My car also had the freewheeling transmission, a holdover from when Saabs were powered by the 3-cylinder two strokes and the freewheeling was necessary to keep the motor lubricated when the car was rolling off throttle. A nice benefit of the freewheeling transmission was that you didn’t necessarily have to rev match for downshifts; you could simply take your foot off the gas, wait for the engine to spin down, change gear without the clutch, and then add throttle in your new gear, and the engine spun back up with a vaaa-ruuUUMP!
Just driving the car around town was fun because the shifting was a pure joy. Super weird, but super fun.
It worked really well as a regular car, too. You could fit people in the back seat way more comfortably than you could in the Mustang. And the trunk was huge. The car is a packaging miracle. I can see how a car like this could appeal to people back in the day. I’d choose this over a Falcon or a Beetle any day of the week for regular car duties.
But I didn’t buy the car for regular car duties (though I did plenty of grocery and dining runs in the car too). I had bigger ambitions with the car.
Sideways on ice
I wanted to live my Erik Carlsson “On the Roof” fantasies, but minus the “rolling my car over” part. I had known about the car’s legendary exploits at the hands of one of rally’s greatest drivers, and was inspired to slap my magnetic numbers on the doors and go do some motorsports with the car.
As we were entering winter, what better motorsport to take the Saab to than the ice runs?
Alas, I didn’t get to run as many times on the lakes as I had hoped. I ran the car once with the Saginaw Valley Region at one of their events, some video of which I have here.
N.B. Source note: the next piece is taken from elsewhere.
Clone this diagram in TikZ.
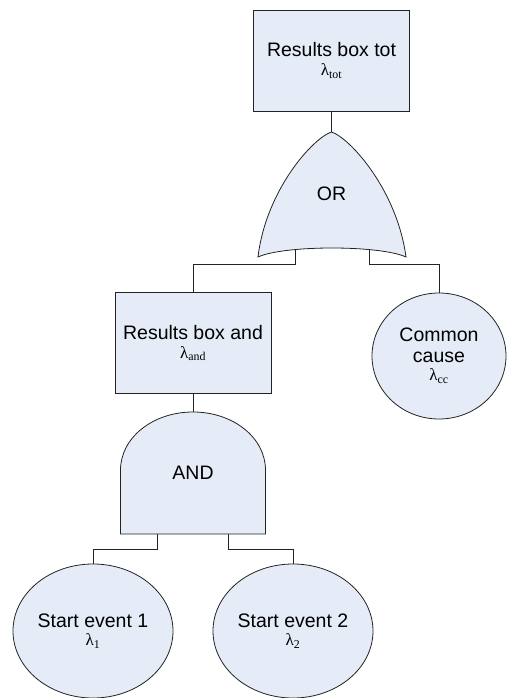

Inspired at how well the car did on all-season tires, I went to the effort of putting snow tires on the car before the next ice runs event on the other side of the state. I was going to have a blast with these tires, I thought to myself.
Unfortunately, the little engine started knocking halfway across the state. I removed my magnetic numbers from the doors and called roadside assistance to bring the car home. The tow truck operator, surprised to see a vintage car out on the road in the dead of winter, asked me what I had been doing. I replied that I was merely going to a car club meet — technically true! — and left out the “I was going racing” bit.
Despite the car’s winter escapades being cut short, I’m glad I had a chance to experience driving the car around in the cold and snow. Whereas the Mustang took a lot of coaxing to start in the cold, the Saab never failed to start on the first crank. The heater in the car was also really good, more than enough to keep me warm on long winter highway jaunts, or when I was waiting in grid for another run on the lake.
And damn, that car was really good on loose surfaces. Going from rallycrossing a Focus ST to doing ice runs in the Saab took almost no adjustment at all. And it wasn’t until years later, when I would try driving the ’66 Mustang on ice (with real snow tires and it still sucked!) did I realize how good the little FWD Saab was compared to its contemporaries.
Selling the car
I owned the Saab for just six months, from the fall of 2014 to the spring of 2015. At the time, I was getting deeper and deeper into National autocross competition with the Miata, and I wasn’t sure when I’d be able to carve out time to make the Saab roadworthy again.
I put the car up for sale, polling my friends on Facebook first to see if anyone I knew wanted the car.
Appropriately, Paul, a fellow autocrosser and friend hailing from Ohio, was interested. Paul himself had a F Modified autocross car, essentially a two stroke “sound of a million buzzing bees” little formula car, and it totally made sense that he’d have a buzzy little Saab to go with his buzzy little race car. We struck up a deal, and he and his wife grabbed a U-Haul trailer and picked up the car.
In the time since, Paul has sold the F Mod car and stopped autocrossing Nationally. But the little Saab is still in his possession, waiting for its engine rebuild. I hope that the engine gets rebuilt sooner rather than later so the car can enjoy the wonders of the open road again, but I understand that sometimes life has other plans.
Of all the cars I have owned, my ownership of the Saab was one of the shortest yet one of the most impactful. I usually don’t miss the cars that I pass on to new owners, as by the time I’m ready to sell a car, I’ve done pretty much everything I’ve wanted to do with it. But my time with the Saab was cut short, and I feel like I still have unfinished business.
Maybe someday I’ll have another one.